> PROBLEM TO SOLVE: Copy out the listing that follows, exact in every word, and skip the images.

> LISTING:
================================

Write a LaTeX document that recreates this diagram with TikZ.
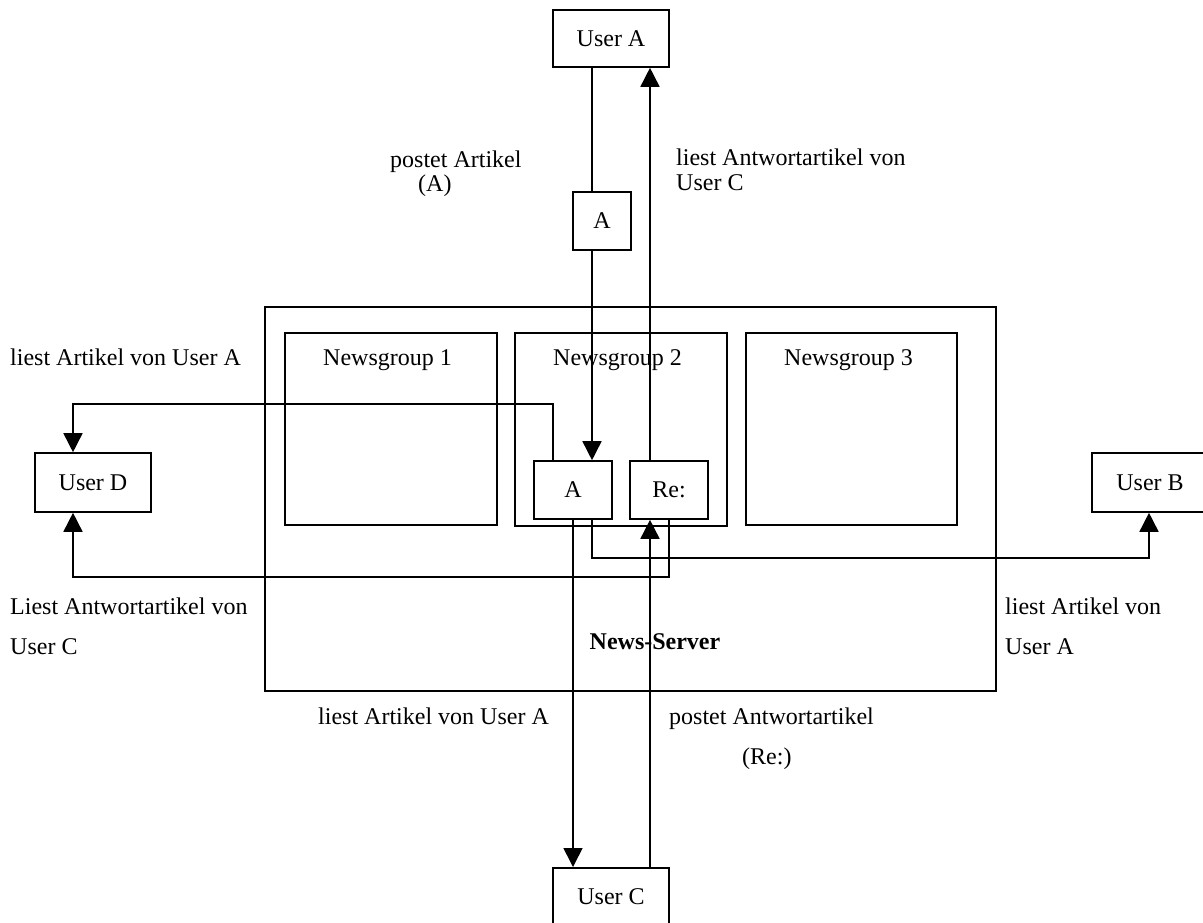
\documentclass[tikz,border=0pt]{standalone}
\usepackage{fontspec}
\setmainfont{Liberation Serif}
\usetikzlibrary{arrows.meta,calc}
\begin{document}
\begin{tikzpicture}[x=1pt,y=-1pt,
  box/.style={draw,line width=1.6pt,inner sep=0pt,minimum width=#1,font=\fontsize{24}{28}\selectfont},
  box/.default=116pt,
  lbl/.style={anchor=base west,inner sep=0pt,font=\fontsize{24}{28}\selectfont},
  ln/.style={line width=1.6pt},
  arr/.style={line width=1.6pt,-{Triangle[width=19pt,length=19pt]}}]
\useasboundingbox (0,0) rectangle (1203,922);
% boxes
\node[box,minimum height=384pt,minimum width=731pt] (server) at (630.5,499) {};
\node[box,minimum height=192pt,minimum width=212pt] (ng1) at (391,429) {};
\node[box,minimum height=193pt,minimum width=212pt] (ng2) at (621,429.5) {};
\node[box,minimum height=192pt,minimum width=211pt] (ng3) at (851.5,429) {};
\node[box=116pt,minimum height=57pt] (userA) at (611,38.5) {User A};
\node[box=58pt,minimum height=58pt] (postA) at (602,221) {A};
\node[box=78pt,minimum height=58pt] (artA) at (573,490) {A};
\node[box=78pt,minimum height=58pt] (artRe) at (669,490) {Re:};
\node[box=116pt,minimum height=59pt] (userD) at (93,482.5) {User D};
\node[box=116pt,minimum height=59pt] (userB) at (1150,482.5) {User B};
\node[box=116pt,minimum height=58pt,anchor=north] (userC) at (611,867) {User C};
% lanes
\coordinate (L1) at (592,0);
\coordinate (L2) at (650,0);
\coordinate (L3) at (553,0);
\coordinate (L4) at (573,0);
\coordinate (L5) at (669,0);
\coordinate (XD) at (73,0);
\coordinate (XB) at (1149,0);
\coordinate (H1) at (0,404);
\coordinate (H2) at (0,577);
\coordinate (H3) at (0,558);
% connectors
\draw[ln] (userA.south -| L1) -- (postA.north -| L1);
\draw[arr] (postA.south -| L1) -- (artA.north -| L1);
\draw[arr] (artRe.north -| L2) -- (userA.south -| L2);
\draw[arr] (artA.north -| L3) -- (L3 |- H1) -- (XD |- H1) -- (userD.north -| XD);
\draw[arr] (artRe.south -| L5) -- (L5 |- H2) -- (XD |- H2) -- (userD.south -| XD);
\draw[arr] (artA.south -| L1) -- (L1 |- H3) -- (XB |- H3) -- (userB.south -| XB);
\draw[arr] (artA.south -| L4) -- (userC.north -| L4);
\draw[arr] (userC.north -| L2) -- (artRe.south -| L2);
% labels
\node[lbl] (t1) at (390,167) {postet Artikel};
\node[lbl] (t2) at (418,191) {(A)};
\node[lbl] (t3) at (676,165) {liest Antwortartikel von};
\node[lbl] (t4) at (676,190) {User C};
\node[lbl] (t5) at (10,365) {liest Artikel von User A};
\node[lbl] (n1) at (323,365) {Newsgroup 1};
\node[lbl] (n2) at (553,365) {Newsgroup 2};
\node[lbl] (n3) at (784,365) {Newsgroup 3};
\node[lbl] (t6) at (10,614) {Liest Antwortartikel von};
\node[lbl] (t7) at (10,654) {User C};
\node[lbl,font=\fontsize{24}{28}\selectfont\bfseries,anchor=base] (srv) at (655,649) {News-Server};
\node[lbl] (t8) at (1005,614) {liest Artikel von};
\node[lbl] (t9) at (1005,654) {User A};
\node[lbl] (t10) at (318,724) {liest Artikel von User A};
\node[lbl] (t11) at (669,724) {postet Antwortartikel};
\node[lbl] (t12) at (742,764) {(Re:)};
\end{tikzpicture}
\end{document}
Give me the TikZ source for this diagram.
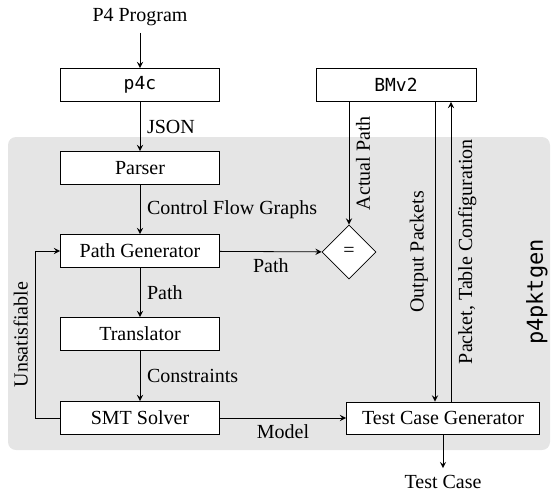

================================

> EXERCISE ANSWER:
Write a LaTeX document that recreates this diagram with TikZ.
\documentclass[tikz,border=0pt]{standalone}
\usepackage{fontspec}
\setmainfont{Liberation Serif}
\usetikzlibrary{arrows.meta,calc}
\begin{document}
\begin{tikzpicture}[x=1pt,y=-1pt,
  box/.style={draw,line width=1.6pt,inner sep=0pt,minimum width=#1,font=\fontsize{24}{28}\selectfont},
  box/.default=116pt,
  lbl/.style={anchor=base west,inner sep=0pt,font=\fontsize{24}{28}\selectfont},
  ln/.style={line width=1.6pt},
  arr/.style={line width=1.6pt,-{Triangle[width=19pt,length=19pt]}}]
\useasboundingbox (0,0) rectangle (1203,922);
% boxes
\node[box,minimum height=384pt,minimum width=731pt] (server) at (630.5,499) {};
\node[box,minimum height=192pt,minimum width=212pt] (ng1) at (391,429) {};
\node[box,minimum height=193pt,minimum width=212pt] (ng2) at (621,429.5) {};
\node[box,minimum height=192pt,minimum width=211pt] (ng3) at (851.5,429) {};
\node[box=116pt,minimum height=57pt] (userA) at (611,38.5) {User A};
\node[box=58pt,minimum height=58pt] (postA) at (602,221) {A};
\node[box=78pt,minimum height=58pt] (artA) at (573,490) {A};
\node[box=78pt,minimum height=58pt] (artRe) at (669,490) {Re:};
\node[box=116pt,minimum height=59pt] (userD) at (93,482.5) {User D};
\node[box=116pt,minimum height=59pt] (userB) at (1150,482.5) {User B};
\node[box=116pt,minimum height=58pt,anchor=north] (userC) at (611,867) {User C};
% lanes
\coordinate (L1) at (592,0);
\coordinate (L2) at (650,0);
\coordinate (L3) at (553,0);
\coordinate (L4) at (573,0);
\coordinate (L5) at (669,0);
\coordinate (XD) at (73,0);
\coordinate (XB) at (1149,0);
\coordinate (H1) at (0,404);
\coordinate (H2) at (0,577);
\coordinate (H3) at (0,558);
% connectors
\draw[ln] (userA.south -| L1) -- (postA.north -| L1);
\draw[arr] (postA.south -| L1) -- (artA.north -| L1);
\draw[arr] (artRe.north -| L2) -- (userA.south -| L2);
\draw[arr] (artA.north -| L3) -- (L3 |- H1) -- (XD |- H1) -- (userD.north -| XD);
\draw[arr] (artRe.south -| L5) -- (L5 |- H2) -- (XD |- H2) -- (userD.south -| XD);
\draw[arr] (artA.south -| L1) -- (L1 |- H3) -- (XB |- H3) -- (userB.south -| XB);
\draw[arr] (artA.south -| L4) -- (userC.north -| L4);
\draw[arr] (userC.north -| L2) -- (artRe.south -| L2);
% labels
\node[lbl] (t1) at (390,167) {postet Artikel};
\node[lbl] (t2) at (418,191) {(A)};
\node[lbl] (t3) at (676,165) {liest Antwortartikel von};
\node[lbl] (t4) at (676,190) {User C};
\node[lbl] (t5) at (10,365) {liest Artikel von User A};
\node[lbl] (n1) at (323,365) {Newsgroup 1};
\node[lbl] (n2) at (553,365) {Newsgroup 2};
\node[lbl] (n3) at (784,365) {Newsgroup 3};
\node[lbl] (t6) at (10,614) {Liest Antwortartikel von};
\node[lbl] (t7) at (10,654) {User C};
\node[lbl,font=\fontsize{24}{28}\selectfont\bfseries,anchor=base] (srv) at (655,649) {News-Server};
\node[lbl] (t8) at (1005,614) {liest Artikel von};
\node[lbl] (t9) at (1005,654) {User A};
\node[lbl] (t10) at (318,724) {liest Artikel von User A};
\node[lbl] (t11) at (669,724) {postet Antwortartikel};
\node[lbl] (t12) at (742,764) {(Re:)};
\end{tikzpicture}
\end{document}
Give me the TikZ source for this diagram.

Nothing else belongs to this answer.